Clinton-era figures re-emerge in Obama team 

President Obama larded his transition last year with former Clinton administration figures, fueling speculation that his own White House would echo with the voices of the last Democratic team.

Four high-profile names from the Clinton administration are back in the news this week -- in some ways that underscore how little fears about Clinton-era influences have materialized.

"I don't think the Clinton administration is hanging over the Obama administration," said Cal Jillson, a Southern Methodist University political scientist. "Although it's not yet clear Obama has put his own stamp on the administration."

Obama is expected to tap former Clinton Chief of Staff Erskine Bowles to co-chair a new commission to study the federal deficit and spending.

Bowles, president of the University of North Carolina since 2006, was chief of staff to President Clinton during the first half of the Monica Lewinsky scandal. He resigned in October 1998.

Still, the contemplated appointment was garnering early positive reviews for Obama. Bowles during his time at the White House helped develop the bipartisan Balanced Budget Act of 1997.

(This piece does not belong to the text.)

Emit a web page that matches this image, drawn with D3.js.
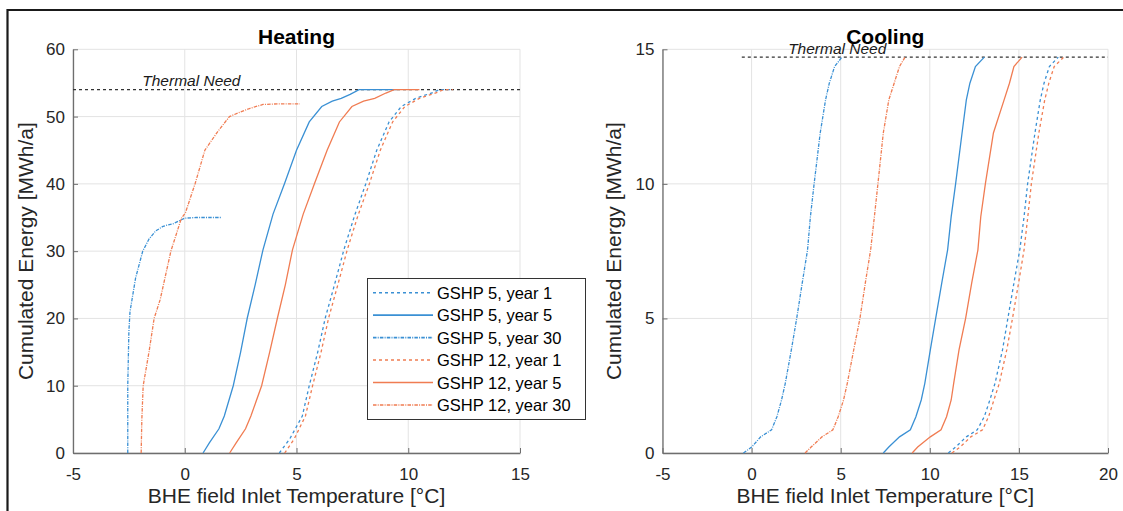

"The Clinton people will always be around in a Democratic administration," said Stephen Hess, a presidential scholar at the Brookings Institution. "At the same time, on things like health care and Congress, Obama's approach was designed to be the un-Clinton way."

Secretary of State Hillary Clinton also is drawing notice for remarks made during her current Middle East trip -- including warnings that Iran is heading toward a military dictatorship.

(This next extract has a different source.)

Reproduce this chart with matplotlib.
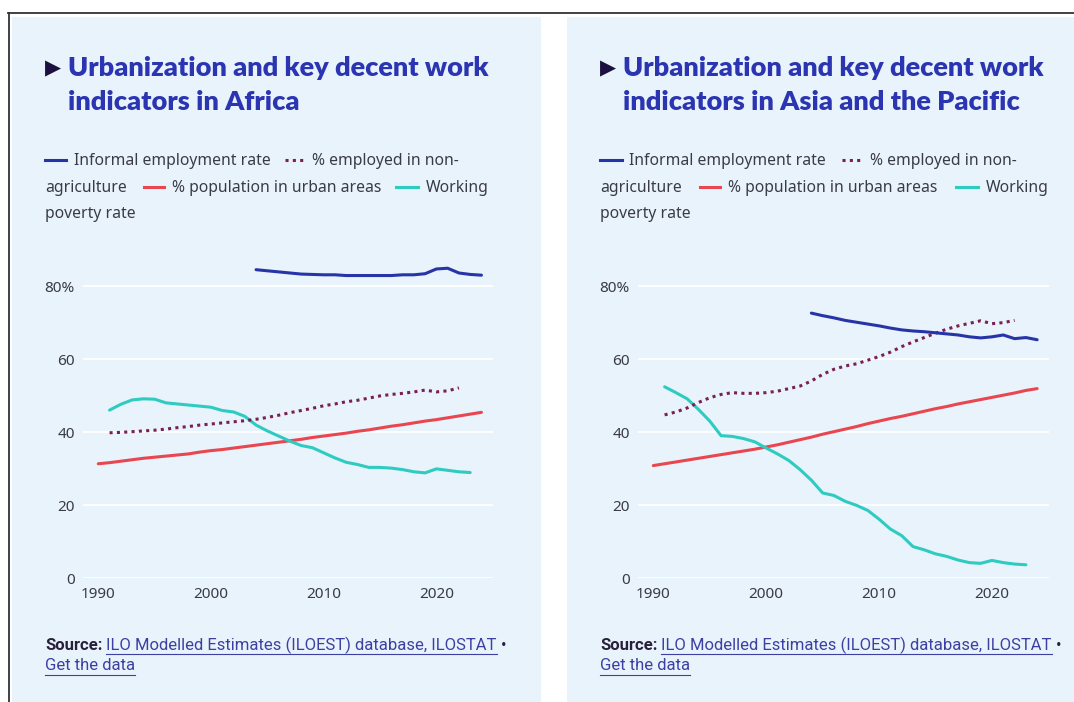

Obama's nomination of Clinton raised concerns at the time about the role Bill Clinton could play in international relations, and also whether the senator from New York, a former political rival, could serve effectively in the new administration.

Hess noted that reviews of Hillary Clinton's work at the State Department have been largely positive.

Garnering less-positive reviews is Obama Chief of Staff Rahm Emanuel. The perpetual lightning rod was a policy adviser in the Clinton administration, and as bad cop in the Obama administration, he often generates calls from both parties to go.

"No one I've talked to believes he has the management skills and discipline to run the White House," Leslie Gelb, a former New York Times writer and a member of the Council on Foreign Relations, wrote this week in The Daily Beast.

Gelb's recommendation is to move Emanuel to a policy position and bring back either Bowles, CIA Director Leon Panetta, Center for American Progress director John Podesta or Bill and Melinda Gates Foundation executive Sylvia Mathews Burwell to serve as chief of staff.

All are former Clinton administration officials.

Podesta also drew notice in recent days with a critical interview in the Financial Times, deploring the partisan climate in Washington but laying heavy blame on Obama for failing to manage the health care debate.

Podesta, who led Obama's transition team, is president of the Center for American Progress, a think tank that has sent numerous staffers to the Obama administration. He was deputy chief of staff in the Clinton administration.